The pattern is Adrift, and they are basically socks – 54 stitch rounds on 2.5mm needles – but somehow going as fast as if they weren’t. I think some of that is the pink (I don’t wear a lot of it, but looking at it just makes me happy), and some of that is having to change skeins. The gradient is dyed as five mini-skeins, which means that there is flexibility in terms of how wide each colour stripe gets to be. Knitting towards ‘just until I join the next colour’ is so much more motivating.

I am planning to turn these into a hat and mitts set, and I am really excited to wear them. I think having these to work on has also helped my knitting get ‘unstuck’ a little – I’m thinking about sweaters, and thinking about rifling through my stash to see if there’s something I can get excited about in there.


Snow Day

I’ve been away from my camera for a couple of weeks due to job stuff, so I’ve been in that place of making lots of things that I’m not necessarily taking photos of or sharing. However, today is a snow day for me (sort of – I had it off work but had a bunch of errands planned, and cancelled them once I took a look at the weather!).

One of those things has been handspun. I wasn’t able to take my wheel on my latest trip, so I had a bit of a break from it. But since I got back, I’ve been getting back to my habit of daily spinning, and it’s been lovely. Working on small (150-100g) projects instead of a big long-term project has been so much fun, and it’s made me really excited about spinning again. I even sat down with my stash and took photos of all of the uncatalogued fluff for Ravelry, which always makes me feel so organized.

Homemade pink Sweet Georgia batts

Pink batt yarn

This first yarn is from two braids of SweetGeorgia, “Oxblood” and “Pomegranate” on BFL. They came to me after a long life of being handled and sitting on shelves, and when I sat down to spin them I found that they were pretty compacted! (This isn’t my usual experience with SG fibre, I think it has more to do with the life this wool led.) Rather than spend hours and hours aggressively predrafting, I let them sit in my stash for a while and marinate, thinking I’d figure out how to use them eventually. Which, funnily enough, I did!

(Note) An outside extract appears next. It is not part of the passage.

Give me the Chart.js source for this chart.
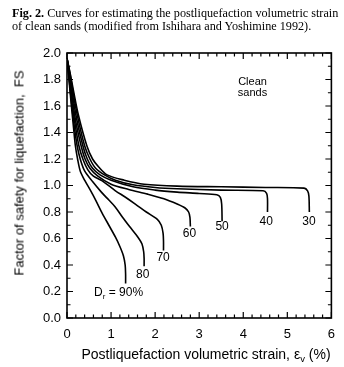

Over the fall, a friend of mine borrowed an electric drumcarder to take on a huge fleece-processing project, and was kind enough to let me use it for an evening. I blended both colourways together on the carder, and ended up with two smallish batts to spin from.

This was my first time spinning from batts, and my first time spinning a true woolen yarn – I worked really hard on getting back into the habit of true long draw.

I seriously did think I was spinning super ultra fine yarn while I was making the singles, but after plying, it’s obviously a bulky-weight. I think I got about 170m out of 170g. Overall I’m a bit disappointed with yardage, but really pleased with the yarn. It’s very squooshy and just thick-thin enough to have a bit of personality.

Pink batt yarn

Indigodragonfly club merino/cashmere

The most recent spin off my wheel is this fiber, which is an 80/20 merino/cashmere from the Indigodragonfly fiber club. The colourway is “Et Tudyk, Wash?” and the name tickles me every time.

I got a bit better at spinning fine singles for this yarn, and ended up with about 140m of a chain-plied worsted weight. I’ve never spun a cashmere blend before, but it was really pretty fun! The finished yarn is sooooo squishy-soft, and the cashmere bloomed pretty impressively after washing.

Indigodragonfly club merino/cashmere

I am really pleased with how the colours spun up – it was dyed to have short colour repeats, so even with chain-plying it’s more of a variegated yarn than one that’ll self-stripe. I may just pet it and squeeze it and call it George for a while, before I decide to knit anything with it.